Using Event Related Potentials to Explore Stages of Facial Affect Recognition Deficits in Schizophrenia

Jonathan K. Wynn1,2,3, Junghee Lee2,3, William P. Horan2,3 and Michael F. Green2,3
2 Department of Psychiatry and Biobehavioral Sciences, University of California, Los Angeles, CA, USA
3 VA Greater Los Angeles Healthcare System, Los Angeles, CA, USA

1 To whom correspondence should be addressed; VA Greater Los Angeles Healthcare System, MIRECC, Building 210, Los Angeles, CA 90073; tel: (310) 478-3711 ext. 44957, fax: (310) 268-4056, e-mail: jkwynn{at}ucla.edu.
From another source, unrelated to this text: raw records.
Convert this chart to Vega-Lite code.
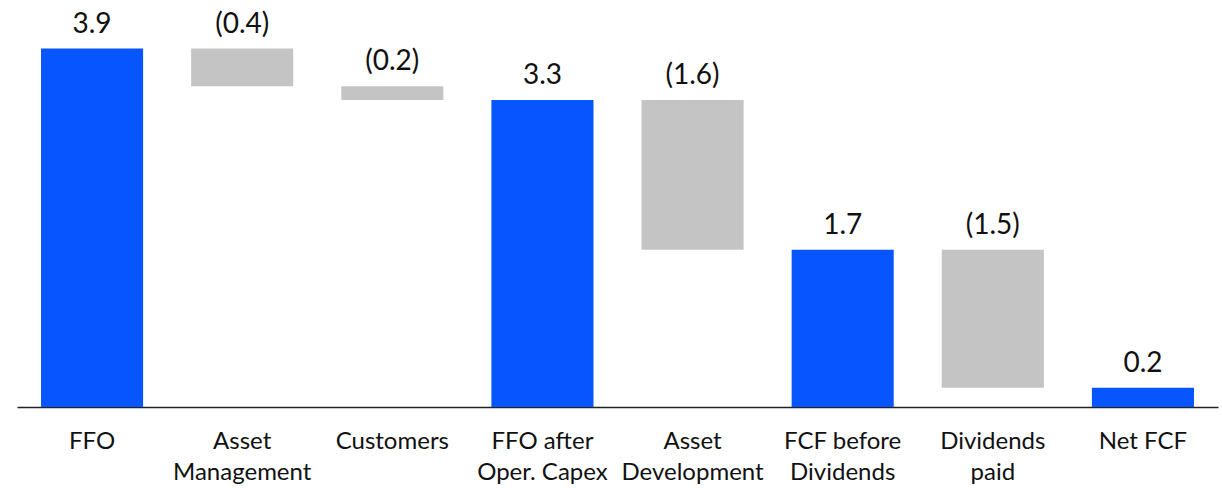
{
  "$schema": "https://vega.github.io/schema/vega-lite/v6.json",
  "autosize": "none",
  "width": 1201,
  "height": 386,
  "padding": {"left": 17, "top": 21, "right": 4, "bottom": 81},
  "background": "white",
  "config": {"view": {"stroke": null}, "font": "Lato"},
  "data": {
    "values": [
      {"category": "FFO", "low": 0, "high": 3.9, "label": "3.9", "kind": "total"},
      {"category": "Asset Management", "low": 3.49, "high": 3.9, "label": "(0.4)", "kind": "delta"},
      {"category": "Customers", "low": 3.34, "high": 3.49, "label": "(0.2)", "kind": "delta"},
      {"category": "FFO after Oper. Capex", "low": 0, "high": 3.34, "label": "3.3", "kind": "total"},
      {"category": "Asset Development", "low": 1.71, "high": 3.34, "label": "(1.6)", "kind": "delta"},
      {"category": "FCF before Dividends", "low": 0, "high": 1.71, "label": "1.7", "kind": "total"},
      {"category": "Dividends paid", "low": 0.21, "high": 1.71, "label": "(1.5)", "kind": "delta"},
      {"category": "Net FCF", "low": 0, "high": 0.21, "label": "0.2", "kind": "total"}
    ]
  },
  "encoding": {
    "x": {
      "field": "category",
      "type": "nominal",
      "sort": null,
      "scale": {"paddingInner": 0.32, "paddingOuter": 0.16},
      "axis": {
        "title": null,
        "labelAngle": 0,
        "ticks": false,
        "domainColor": "#222222",
        "domainWidth": 1.5,
        "labelFont": "Lato",
        "labelFontSize": 24,
        "labelColor": "#111111",
        "labelPadding": 22,
        "labelLineHeight": 31,
        "labelLimit": 0,
        "labelExpr": "datum.label == 'Asset Management' ? ['Asset','Management'] : datum.label == 'FFO after Oper. Capex' ? ['FFO after','Oper. Capex'] : datum.label == 'Asset Development' ? ['Asset','Development'] : datum.label == 'FCF before Dividends' ? ['FCF before','Dividends'] : datum.label == 'Dividends paid' ? ['Dividends','paid'] : datum.label"
      }
    }
  },
  "layer": [
    {
      "mark": {"type": "bar"},
      "encoding": {
        "y": {"field": "high", "type": "quantitative", "scale": {"domain": [0, 4.2], "nice": false, "zero": true}, "axis": null},
        "y2": {"field": "low"},
        "color": {
          "field": "kind",
          "type": "nominal",
          "scale": {"domain": ["total", "delta"], "range": ["#0755FF", "#C4C4C4"]},
          "legend": null
        }
      }
    },
    {
      "mark": {"type": "text", "baseline": "alphabetic", "dy": -16, "fontSize": 28, "font": "Lato", "color": "#111111"},
      "encoding": {
        "y": {"field": "high", "type": "quantitative"},
        "text": {"field": "label"}
      }
    }
  ]
}
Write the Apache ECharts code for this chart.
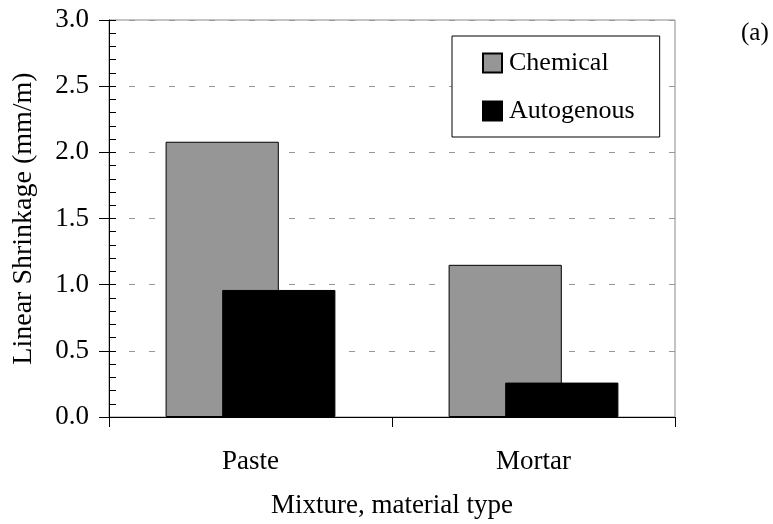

Schizophrenia patients show impairments in identifying facial affect; however, it is not known at what stage facial affect processing is impaired. We evaluated 3 event-related potentials (ERPs) to explore stages of facial affect processing in schizophrenia patients. Twenty-six schizophrenia patients and 27 normal controls participated. In separate blocks, subjects identified the gender of a face, the emotion of a face, or if a building had 1 or 2 stories. Three ERPs were examined: (1) P100 to examine basic visual processing, (2) N170 to examine facial feature encoding, and (3) N250 to examine affect decoding. Behavioral performance on each task was also measured. Results showed that schizophrenia patients’ P100 was comparable to the controls during all 3 identification tasks. Both patients and controls exhibited a comparable N170 that was largest during processing of faces and smallest during processing of buildings. For both groups, the N250 was largest during the emotion identification task and smallest for the building identification task. However, the patients produced a smaller N250 compared with the controls across the 3 tasks. The groups did not differ in behavioral performance in any of the 3 identification tasks. The pattern of intact P100 and N170 suggest that patients maintain basic visual processing and facial feature encoding abilities. The abnormal N250 suggests that schizophrenia patients are less efficient at decoding facial affect features. Our results imply that abnormalities in the later stage of feature decoding could potentially underlie emotion identification deficits in schizophrenia.